E, para fazer isso, precisamos entender o cinema como mais uma ferramenta, mais um gesto no mundo, mais uma forma de participar nessa luta que é muito importante. Às vezes, está no mesmo patamar ou é menos importante inclusive que a luta pela terra que as famílias e coordenações conduzem. Então é uma aliança, como um gesto a mais para impulsionar a mudança. É entender que esse cinema sai de um lugar de destaque, relevo, que faz parte somente das elites, para ser um cinema engajado que fala da ocupação, sobre cavar um buraco, subir uma barraca de lona, fazer o almoço, passar um café e entende que diante de tudo isso, segurar uma câmera é uma forma de participar das mudanças que precisam ser engajadas no presente e no futuro da nossa sociedade.

Quais os meios para se conquistar a chamada Reforma Urbana? O Movimento de Luta nos Bairros tem seguido o caminho correto de acordo com seu levantamento para o documentário?
OCUPAÇÃO – O MLB busca conquistar a Reforma Urbana através da luta contra a concentração de terras. (Foto: Jornal A Verdade)

A gente sabe que o caminho para a Reforma Urbana não é fácil, essa reforma significa uma transformação completa da realidade urbana que a gente têm no país hoje, como a divisão dos meios de produção, divisão da propriedade da terra, da posse da terra, inclusive acho que até a democratização da mídia está envolvida nessa reforma. Ela também diz muito sobre o direito à cidade, o direito à cultura, direito ao lazer, direito à saúde, à educação, ao transporte. Isso tudo é um pouco do que envolve a Reforma Urbana.

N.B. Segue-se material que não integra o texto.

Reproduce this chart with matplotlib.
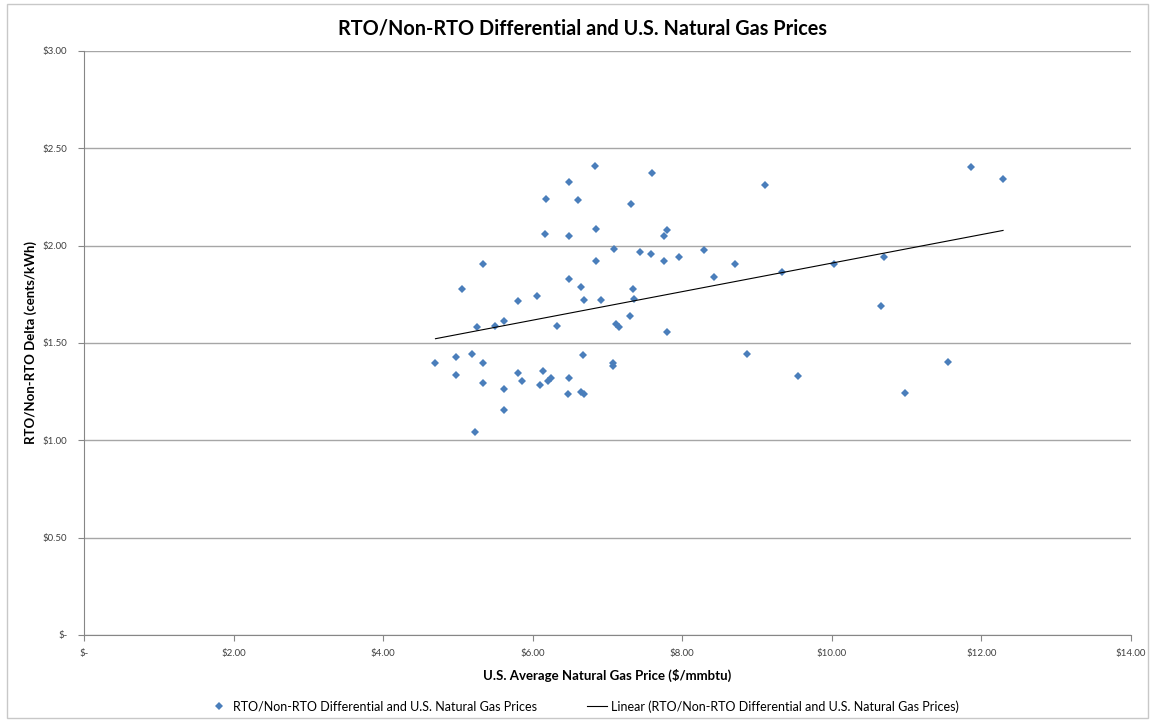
import numpy as np
import matplotlib.pyplot as plt
from matplotlib.ticker import FuncFormatter

plt.rcParams['font.family'] = ['Lato', 'DejaVu Sans']

# U.S. average natural gas price ($/mmbtu)
gas_price = [4.70, 4.98, 4.98, 5.06, 5.19, 5.23, 5.26, 5.33, 5.33, 5.33,
             5.49, 5.62, 5.61, 5.61, 5.81, 5.81, 5.86, 6.06, 6.10, 6.14,
             6.17, 6.18, 6.20, 6.24, 6.33, 6.47, 6.49, 6.49, 6.49, 6.49,
             6.61, 6.64, 6.64, 6.67, 6.68, 6.69, 6.83, 6.85, 6.85, 6.91,
             7.08, 7.08, 7.09, 7.11, 7.15, 7.30, 7.32, 7.34, 7.36, 7.44,
             7.58, 7.60, 7.75, 7.76, 7.79, 7.80, 7.96, 8.29, 8.43, 8.70,
             8.86, 9.10, 9.34, 9.55, 10.03, 10.66, 10.70, 10.98, 11.55, 11.86,
             12.29]
# RTO / non-RTO delta (cents/kWh)
rto_delta = [1.397, 1.428, 1.335, 1.777, 1.443, 1.043, 1.582, 1.905, 1.397, 1.294,
             1.587, 1.613, 1.264, 1.156, 1.715, 1.346, 1.305, 1.741, 1.284, 1.356,
             2.060, 2.239, 1.305, 1.320, 1.587, 1.238, 2.327, 2.049, 1.828, 1.320,
             2.234, 1.787, 1.248, 1.438, 1.720, 1.238, 2.409, 2.085, 1.921, 1.720,
             1.397, 1.382, 1.983, 1.597, 1.582, 1.638, 2.214, 1.777, 1.726, 1.967,
             1.957, 2.373, 1.921, 2.049, 1.556, 2.080, 1.941, 1.977, 1.839, 1.905,
             1.443, 2.311, 1.864, 1.330, 1.905, 1.690, 1.941, 1.243, 1.402, 2.404,
             2.342]

series_name = "RTO/Non-RTO Differential and U.S. Natural Gas Prices"

x = np.array(gas_price)
y = np.array(rto_delta)
slope, intercept = np.polyfit(x, y, 1)
xf = np.array([x.min(), x.max()])

fig = plt.figure(figsize=(11.54, 7.21), dpi=100)
fig.patches.append(plt.Rectangle((0.006, 0.004), 0.989, 0.99, transform=fig.transFigure,
                                 fill=False, edgecolor='#c8c8c8', linewidth=1))
ax = fig.add_axes([0.0728, 0.1193, 0.9072, 0.81])

ax.plot(x, y, linestyle='none', marker='D', markersize=4.5, color='#4a7ebb',
        markeredgewidth=0, label=series_name, zorder=3)
ax.plot(xf, slope * xf + intercept, color='black', linewidth=0.8,
        label='Linear (' + series_name + ')', zorder=4)

ax.set_xlim(0, 14)
ax.set_ylim(0, 3)
ax.set_xticks(np.arange(0, 15, 2))
ax.set_yticks(np.arange(0, 3.01, 0.5))

def money(v, pos):
    return '$-' if abs(v) < 1e-9 else '${:.2f}'.format(v)

ax.xaxis.set_major_formatter(FuncFormatter(money))
ax.yaxis.set_major_formatter(FuncFormatter(money))
ax.tick_params(labelsize=7, colors='#404040', length=4, width=0.8)
ax.tick_params(axis='x', pad=6)
ax.tick_params(axis='y', pad=8)
ax.tick_params(axis='both', color='#868686')
ax.grid(axis='y', color='#a6a6a6', linewidth=1)
ax.set_axisbelow(True)
for s in ['top', 'right']:
    ax.spines[s].set_visible(False)
for s in ['left', 'bottom']:
    ax.spines[s].set_color('#868686')

fig.text(0.505, 0.961, 'RTO/Non-RTO Differential and U.S. Natural Gas Prices',
         fontsize=14.3, fontweight='bold', ha='center', va='center')
ax.set_xlabel('U.S. Average Natural Gas Price ($/mmbtu)', fontsize=9.5,
              fontweight='bold', labelpad=8)
ax.set_ylabel('RTO/Non-RTO Delta (cents/kWh)', fontsize=9.5, fontweight='bold',
              labelpad=4)

fig.legend(loc='center', bbox_to_anchor=(0.506, 0.020), ncol=2, frameon=False,
           fontsize=9, handlelength=1.6, columnspacing=4.0, handletextpad=0.3)

fig.savefig('out.png', dpi=100)
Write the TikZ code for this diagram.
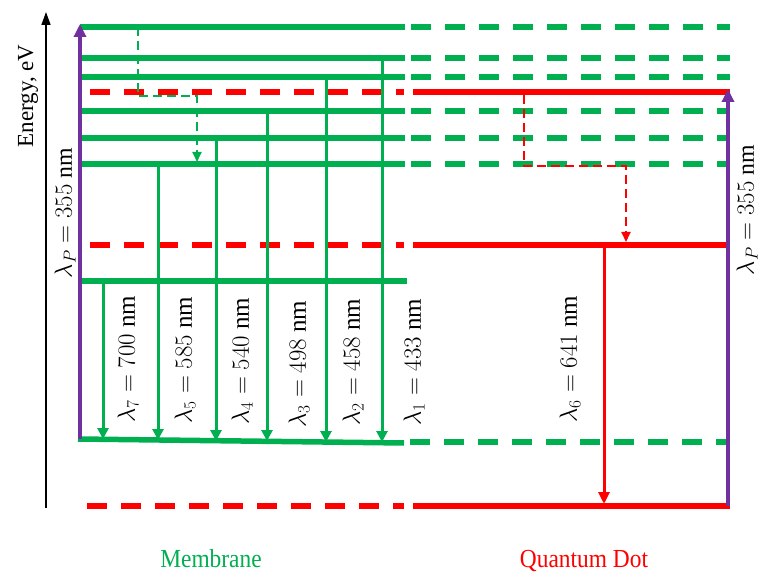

Para o MLB, realizar a Reforma Urbana significa lutar para conquistar esses direitos que são dos trabalhadores que constroem as cidades. Então a Reforma Urbana é um passo gigantesco que a gente dará para a Revolução. Nesse sentido, o MLB nesses últimos 20 anos, está no caminho certo para realizar isso quando consegue conquistar moradia para as famílias pobres, para os trabalhadores que constroem as cidades.

O Movimento de Luta nos Bairros inventou uma política pública habitacional, porque quando se ocupa um terreno, levanta as casas, se dá moradia para as famílias, isso é realizar uma política habitacional, algo que a gente não vê os governos promoverem no país. Esse acesso aos direitos têm sido conquistado só pelo MLB nos últimos anos. Tudo isso são exercícios do que seria de fato uma Reforma Urbana, do que seria depois dela. Se tem algo que o documentário mostra sobre a história do MLB é que quem luta, conquista.

Há ideias de mais produções futuras?

A Frente de Comunicação do Movimento de Luta nos Bairros, Vilas e Favelas em Minas Gerais já produziu dois filmes e estamos planejando o lançamento de um longa metragem que irá lançar no cinema.

Além disso, estamos produzindo um filme sobre a Ocupação Izidora, que é a maior ocupação da América Latina, na qual participou o Edinho – Coordenador do MLB – e morador da Ocupação Carolina Maria de Jesus em Belo Horizonte; também Sthefany Paula, moradora dessa ocupação, junto a mais uma companheira. Os três estão realizando esse curta-metragem que está previsto para ser lançado ainda esse ano.

Também estamos com mais uma produção que será exibida como uma instalação  de três telas, a ser lançada em agosto na Bienal de Arquitetura de Veneza no Pavilhão brasileiro. Esse filme já está em fase de finalização e trata da ocupação Carolina Maria de Jesus, que ocupou um prédio no centro de Belo Horizonte. Hoje, já são cerca de 80 famílias morando em um prédio que estava há mais de trinta anos abandonado e se transformou em moradia digna para essas famílias. O filme tenta retratar um pouco dessa luta e do cotidiano das famílias, desses trabalhadores e militantes do MLB.

Estamos bastante ansiosos de colocar o MLB para fora do Brasil, porque sabemos que alcançar o maior número de pessoas, expandir essa luta que tá sendo feita aqui e que às vezes achamos que é muita pequena – que é só um prédio de oitenta famílias –, na verdade, demonstra muita força da organização que tem sido realizada através da luta, e que hoje está garantindo moradia digna para tantas famílias. Acho que o filme tenta retratar um pouco isso, colocando a vida de trabalhadores no trabalho formal e informal, ou cuidando das famílias do prédio e o sentimento de coletividade na ocupação. Lembrando que é um filme instalação, então ele estará projetado na galeria em três telas diferentes

Além disso, esse ano também estreia o longa-metragem produzido pelo MLB sobre a Ocupação Eliana Silva, uma ocupação do Barreiro. O filme já está sendo finalizado e deve estrear esse ano. Então iremos lançar três produções esse ano, um curta-metragem, um longa-metragem e uma instalação.